Как бы то ни было — меня поперли. Меня, вдумчивого принца-аналитика, любовно перебиравшего души своих людей, меня— снизу — сочли штрейкбрехером и коллаборационистом, а сверху — лоботрясом с неуравновешенной психикой. Низы не хотели меня видеть, а верхи не могли без смеха обо мне говорить. «Верхи не могли, а низы не хотели». Что это предвещает, знатоки истинной философии истории? Совершенно верно: в ближайший же аванс меня будут…, по законам добра и красоты, а ближайший аванс — послезавтра, а значит, послезавтра меня измудохают.
— Фффу!
— Кто сказал «фффу»? Это вы, ангелы, сказали «фффу!»?
— Да, это мы сказали. Фффу, Веня, как ты ругаешься!

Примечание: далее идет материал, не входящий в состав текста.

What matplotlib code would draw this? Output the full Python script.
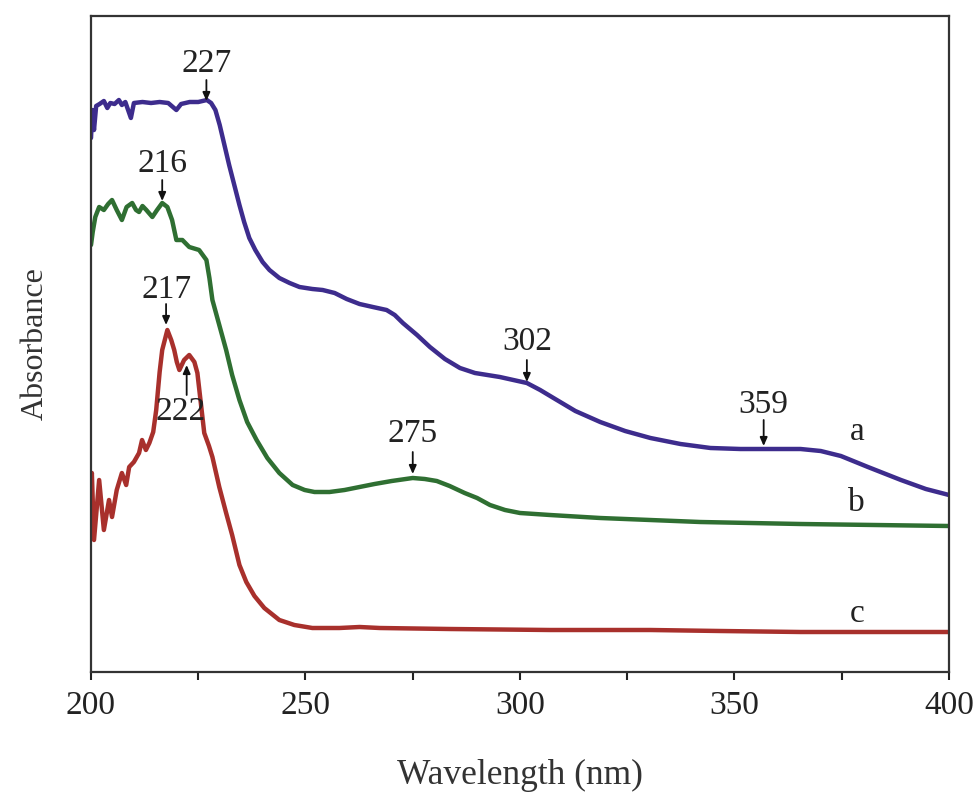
import matplotlib
matplotlib.use("Agg")
import matplotlib.pyplot as plt
import numpy as np

plt.rcParams['font.family'] = ['Liberation Serif', 'DejaVu Serif']

# Curve a (purple)
wl_a = [200.0, 200.3, 200.7, 201.2, 202.0, 203.0, 203.8, 204.5, 205.5, 206.5, 207.2, 208.0,
        209.3, 210.0, 212.0, 214.0, 216.0, 218.0, 219.9, 221.0, 223.0, 225.0, 227.0, 228.0,
        229.0, 230.0, 231.1, 232.2, 233.4, 234.6, 235.7, 236.9, 238.3, 240.0, 241.6, 243.9,
        246.3, 248.6, 251.6, 254.0, 256.8, 259.6, 262.6, 265.7, 268.9, 270.8, 272.7, 276.0,
        279.0, 282.5, 286.0, 289.5, 295.3, 301.6, 304.7, 308.2, 312.9, 318.7, 324.5, 330.4,
        337.4, 344.4, 351.4, 365.4, 370.1, 374.8, 381.1, 388.8, 394.6, 400.0]
abs_a = [534, 562, 542, 566, 568, 571, 564, 569, 568, 572, 567, 570,
         554, 569, 570, 569, 570, 569, 562, 568, 570, 570, 572, 569,
         562, 547, 527, 507, 487, 467, 450, 434, 422, 410, 402, 394,
         389, 385, 383, 382, 379, 373, 368, 365, 362, 357, 349, 337,
         325, 313, 304, 299, 295, 289, 282, 273, 261, 250, 241, 234,
         228, 224, 223, 223, 221, 216, 205, 192, 183, 177]

# Curve b (green)
wl_b = [200.0, 200.4, 201.0, 201.9, 203.0, 204.0, 204.9, 206.0, 207.2, 208.3, 209.6, 210.5,
        211.2, 212.0, 212.9, 214.3, 215.4, 216.6, 217.8, 218.9, 219.5, 219.9, 221.3, 222.9,
        225.2, 226.9, 227.6, 228.3, 229.9, 231.5, 232.9, 234.6, 236.4, 238.6, 241.1, 243.9,
        247.0, 249.8, 252.1, 255.6, 259.1, 262.6, 266.1, 270.1, 275.0, 277.8, 280.6, 283.6,
        287.1, 290.0, 293.0, 296.5, 300.0, 307.0, 318.7, 342.0, 365.4, 400.0]
abs_b = [427, 440, 455, 465, 462, 468, 472, 462, 452, 465, 469, 462,
         460, 466, 462, 455, 462, 469, 465, 452, 440, 432, 432, 425,
         422, 412, 394, 372, 347, 322, 297, 272, 250, 232, 214, 199,
         187, 182, 180, 180, 182, 185, 188, 191, 194, 193, 191, 186,
         179, 174, 167, 162, 159, 157, 154, 150, 148, 146]

# Curve c (red)
wl_c = [200.0, 200.2, 200.7, 201.9, 203.0, 204.2, 204.9, 206.0, 207.2, 208.2, 208.9, 210.0,
        211.2, 211.9, 212.8, 213.6, 214.5, 215.2, 216.0, 216.6, 217.8, 218.7, 219.4, 220.0,
        220.6, 221.7, 222.9, 224.1, 224.8, 226.4, 227.5, 228.3, 229.9, 231.5, 232.9, 234.6,
        236.2, 238.1, 240.4, 243.9, 247.4, 251.6, 257.9, 262.6, 267.3, 283.6, 307.0, 330.4,
        346.7, 365.4, 400.0]
abs_c = [182, 199, 132, 192, 142, 172, 155, 182, 199, 187, 205, 210,
         219, 232, 222, 229, 240, 262, 300, 322, 342, 332, 322, 310,
         302, 312, 317, 310, 299, 239, 226, 215, 185, 159, 137, 107,
         90, 76, 64, 52, 47, 44, 44, 45, 44, 43, 42, 42,
         41, 40, 40]

# Peak annotations: label, arrow x, text x, text y, arrow tail y, arrow head y
peak_labels = ['227', '216', '217', '222', '275', '302', '359']
peak_x = [226.9, 216.6, 217.5, 222.3, 275.0, 301.6, 356.8]
text_x = [226.9, 216.6, 217.5, 221.0, 275.0, 301.6, 356.8]
text_y = [608, 508, 382, 260, 238, 330, 267]
tail_y = [592, 492, 368, 277, 220, 312, 252]
head_y = [571, 471, 347, 307, 198, 290, 226]

curve_labels = ['a', 'b', 'c']
curve_label_x = [378.5, 378.5, 378.7]
curve_label_y = [240, 169, 58]

fig = plt.figure(figsize=(9.79, 7.92), dpi=100)
ax = fig.add_axes([91/979, 1 - 672/792, (949-91)/979, (672-16)/792])

for wl, ab, col in [(wl_a, abs_a, '#3d2c8d'), (wl_b, abs_b, '#2f6f32'), (wl_c, abs_c, '#a8302c')]:
    ax.plot(wl, ab, color=col, lw=3.2, solid_joinstyle='round', solid_capstyle='round')

fs = 24
for lab, px, tx, ty, t0, t1 in zip(peak_labels, peak_x, text_x, text_y, tail_y, head_y):
    ax.text(tx, ty, lab, ha='center', va='center', fontsize=fs, color='#222222')
    ax.annotate('', xy=(px, t1), xytext=(px, t0),
                arrowprops=dict(arrowstyle='-|>,head_length=0.5,head_width=0.22',
                                color='#111111', lw=1.3, shrinkA=0, shrinkB=0))

for lab, x, y in zip(curve_labels, curve_label_x, curve_label_y):
    ax.text(x, y, lab, ha='center', va='center', fontsize=fs, color='#222222')

ax.set_xlim(200, 400)
ax.set_ylim(0, 656)
ax.set_xticks([200, 250, 300, 350, 400])
ax.set_xticks([225, 275, 325, 375], minor=True)
ax.set_yticks([])
ax.tick_params(axis='x', which='both', direction='out', length=6, width=1.5,
               labelsize=fs, pad=7, colors='#222222')
for s in ax.spines.values():
    s.set_linewidth(1.6)
    s.set_color('#333333')

ax.set_xlabel('Wavelength (nm)', fontsize=25.5, labelpad=28, color='#333333')
ax.set_ylabel('Absorbance', fontsize=23, labelpad=30, color='#333333')

fig.savefig('out.png', dpi=100)
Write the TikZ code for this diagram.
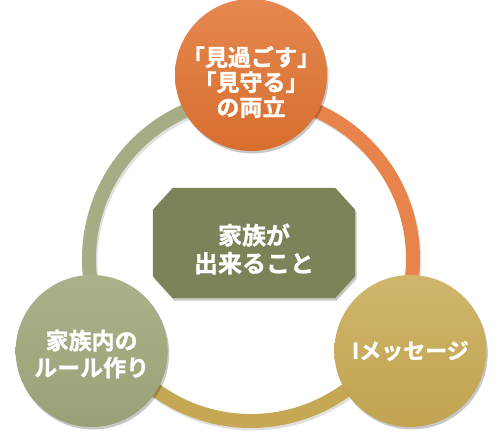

— Да как же, посудите сами, как не ругаться! Весь этот житейский вздор так надломил меня, что я с того самого дня не просыхаю. Я и до этого не сказать, чтоб очень просыхал, но, во всяком случае, я хоть запоминал, что я пью и в какой последовательности, а теперь и этого не могу упомнить… У меня все полосами, все в жизни как-то полосами: то не пью неделю подряд, то пью потом сорок дней, потом опять четыре дня не пью, а потом опять шесть месяцев пью без единого роздыха… Вот и теперь…
— Мы понимаем, мы все понимаем. Тебя оскорбили, и твое прекрасное сердце…
Да, да, в тот день мое прекрасное сердце целых полчаса боролось с рассудком. Как в трагедиях Пьера Корнеля, поэта-лауреата: долг борется с сердечным влечением. Только у меня наоборот: сердечное влечение боролось с рассудком и долгом. Сердце мне говорило: «Тебя обидели, тебя сравняли с говном. Поди, Веничка, и напейся. Встань и поди напейся, как сука». Так говорило мое прекрасное сердце. А мой рассудок? — он брюзжал и упорствовал: «Ты не встанешь, Ерофеев, ты никуда не пойдешь и ни капли не выпьешь». А сердце на это: «Ну ладно, Веничка, ладно. Много пить не надо, не надо напиваться, как сука, а выпей четыреста грамм и завязывай». «Никаких грамм! — отчеканивал рассудок. — Если уж без этого нельзя, поди и выпей три кружки пива, а о граммах своих, Ерофеев, и помнить забудь». А сердце заныло: «Ну хоть двести грамм. Ну…
Реутово — Никольское
ну, хоть сто пятьдесят…» и тогда рассудок: «Ну хорошо, Веня, — сказал, — хорошо, выпей сто пятьдесят, только никуда не ходи, сиди дома…».
Что ж вы думаете? Я выпил сто пятьдесят и усидел дома? Ха-ха. Я с этого дня пил по тысяче пятьсот каждый день, чтобы усидеть дома, и все-таки не усидел. Потому что на шестой день размок уже настолько, что исчезла грань между рассудком и сердцем, и оба в голос мне затвердили: «Поезжай, поезжай в Петушки! В Петушках — твое спасение и радость твоя, поезжай.»